OMP_NUM_THREADS=1 ./predict_kagglebirds2020.py --threshold=0.5 \
  --threshold-convert=logit --var data.len_max=20 --local-then-global \
  --local-then-global-overlap=0.5 --filter-local-by-global \
  --filtered-threshold=0.1 --var model.pretrained_weights= \
  --train-csv=definitions/datasets/kagglebirds2020/train.csv \
  --test-csv=/share/cp/datasets/birds_kaggle_2020/external/birdcall_check2/test.csv \
  --test-audio=/share/cp/datasets/birds_kaggle_2020/external/birdcall_check2/test_audio \
  results/kagglebirds2020/pann/rnddownmix_noiseprob10_noisemaxfact10_blocks6_log1px_negprob001_r1.mdl \
  results/kagglebirds2020/pann/rnddownmix_noiseprob10_noisemaxfact10_noisemaxamp10_blocks6_log1px_negprob001_r1.mdl \
  results/kagglebirds2020/pann/rnddownmix_noiseprob10_noisemaxfact10_blocks6_log1px_r1.mdl \
  /tmp/predictions.csv

This includes several options for the inference. The most important one seems to be --filtered-threshold=...: Lowering it will allow more local detections to come through for the species that were found to be present in the recording with the larger global --threshold=... and longer pooling window of length --var data.len_max=... (in seconds). The challenge submissions were done with --filtered-threshold=0.3, but a value of 0.2, 0.1 or 0.05 gives a progressively better balance of precision and recall, and a higher f1-score.

Evaluation

It is also possible to evaluate predictions produced as above against a ground truth "perfect submission" as included in the birdcall-check-2 dataset:

./eval_kagglebirds2020.py \
  --train-csv=definitions/datasets/kagglebirds2020/train.csv \
  /share/cp/datasets/birds_kaggle_2020/external/birdcall_check2/perfect_submission.csv \
  /tmp/predictions.csv

Submission

The submission to Kaggle is based on the same prediction script used above.
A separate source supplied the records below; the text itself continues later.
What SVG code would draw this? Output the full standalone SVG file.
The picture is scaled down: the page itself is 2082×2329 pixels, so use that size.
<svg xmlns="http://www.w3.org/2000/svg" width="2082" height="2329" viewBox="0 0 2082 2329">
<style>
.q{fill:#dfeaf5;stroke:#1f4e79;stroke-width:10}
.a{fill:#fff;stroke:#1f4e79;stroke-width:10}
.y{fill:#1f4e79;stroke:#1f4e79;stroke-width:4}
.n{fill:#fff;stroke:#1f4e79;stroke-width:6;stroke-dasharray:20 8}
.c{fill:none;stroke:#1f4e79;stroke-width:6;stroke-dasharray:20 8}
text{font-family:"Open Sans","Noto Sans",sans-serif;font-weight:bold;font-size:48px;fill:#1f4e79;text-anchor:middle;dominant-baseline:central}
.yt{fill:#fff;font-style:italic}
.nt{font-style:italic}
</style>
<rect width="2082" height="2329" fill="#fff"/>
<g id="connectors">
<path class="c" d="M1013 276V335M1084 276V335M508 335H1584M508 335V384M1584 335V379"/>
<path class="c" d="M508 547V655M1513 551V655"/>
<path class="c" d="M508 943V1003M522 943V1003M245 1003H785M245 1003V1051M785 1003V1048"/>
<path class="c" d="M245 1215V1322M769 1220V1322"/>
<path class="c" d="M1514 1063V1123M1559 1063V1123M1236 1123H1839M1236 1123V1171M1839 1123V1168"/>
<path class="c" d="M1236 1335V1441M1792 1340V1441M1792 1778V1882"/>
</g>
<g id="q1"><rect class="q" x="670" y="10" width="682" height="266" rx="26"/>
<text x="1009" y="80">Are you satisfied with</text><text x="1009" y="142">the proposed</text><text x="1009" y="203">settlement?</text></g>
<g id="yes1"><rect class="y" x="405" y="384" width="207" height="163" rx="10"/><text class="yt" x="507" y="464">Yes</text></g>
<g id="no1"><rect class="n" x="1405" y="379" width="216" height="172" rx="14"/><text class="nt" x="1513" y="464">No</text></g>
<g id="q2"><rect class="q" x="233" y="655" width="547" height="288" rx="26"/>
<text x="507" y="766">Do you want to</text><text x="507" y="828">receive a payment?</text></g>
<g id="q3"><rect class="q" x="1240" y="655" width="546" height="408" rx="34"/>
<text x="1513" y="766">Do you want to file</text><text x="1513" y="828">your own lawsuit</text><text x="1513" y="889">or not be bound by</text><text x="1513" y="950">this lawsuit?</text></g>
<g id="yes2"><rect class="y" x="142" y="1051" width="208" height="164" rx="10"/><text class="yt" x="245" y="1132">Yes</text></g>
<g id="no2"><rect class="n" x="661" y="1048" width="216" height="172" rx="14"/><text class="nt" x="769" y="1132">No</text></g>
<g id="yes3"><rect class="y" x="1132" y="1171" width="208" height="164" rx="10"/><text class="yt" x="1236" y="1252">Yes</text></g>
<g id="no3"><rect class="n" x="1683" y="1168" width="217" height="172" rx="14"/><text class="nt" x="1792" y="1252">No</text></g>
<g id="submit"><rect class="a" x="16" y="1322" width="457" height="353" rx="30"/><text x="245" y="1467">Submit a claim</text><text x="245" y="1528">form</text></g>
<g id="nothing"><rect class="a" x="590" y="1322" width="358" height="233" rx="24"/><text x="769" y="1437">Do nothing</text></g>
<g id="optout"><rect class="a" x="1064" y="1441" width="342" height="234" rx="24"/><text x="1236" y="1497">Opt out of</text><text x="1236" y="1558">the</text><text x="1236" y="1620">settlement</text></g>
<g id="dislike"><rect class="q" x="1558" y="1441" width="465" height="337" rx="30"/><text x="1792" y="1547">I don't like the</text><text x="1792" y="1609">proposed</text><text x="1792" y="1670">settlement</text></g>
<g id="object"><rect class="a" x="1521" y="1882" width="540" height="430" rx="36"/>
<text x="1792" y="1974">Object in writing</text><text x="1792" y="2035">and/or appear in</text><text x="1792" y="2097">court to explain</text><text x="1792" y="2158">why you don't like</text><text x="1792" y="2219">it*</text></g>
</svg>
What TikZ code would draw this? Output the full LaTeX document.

The idea is to upload the code and model weights as a private dataset, then have a simple Kaggle kernel extract them and run the prediction script. Two shell scripts are included to help with this. The first one just collects the files:

./kaggle_pack.sh \
  results/kagglebirds2020/pann/rnddownmix_noiseprob10_noisemaxfact10_blocks6_log1px_negprob001_r1.mdl \
  results/kagglebirds2020/pann/rnddownmix_noiseprob10_noisemaxfact10_noisemaxamp10_blocks6_log1px_negprob001_r1.mdl \
  results/kagglebirds2020/pann/rnddownmix_noiseprob10_noisemaxfact10_blocks6_log1px_r1.mdl

The code is stored in kaggle_upload/kaggle_py.tgz and the model weights and configurations in kaggle_upload/kaggle_mdl.tgz.

You can either directly upload them as a private dataset, or automate this even further: Install the Kaggle API client (pip3 install kaggle), create an API token (see https://www.kaggle.com/docs/api), create a private dataset on Kaggle, then update the kaggle_upload/dataset-metadata.json file. Once done, you can call kaggle_upload.sh "some comment" to create a new version of the dataset using what's in the kaggle_upload/ directory.

Finally, create a new Notebook on Kaggle, add both your own dataset and the birdcall-check dataset, import the notebook from kaggle_submit.ipynb (or copy/paste the commands), and do "Save version and run all". Afterwards it should be ready for submission. Whenever you have a new ensemble, just rerun ./kaggle_pack.sh and ./kaggle_upload.sh, open the notebook, check for a new version for your private dataset, then do "Save version and run all" again.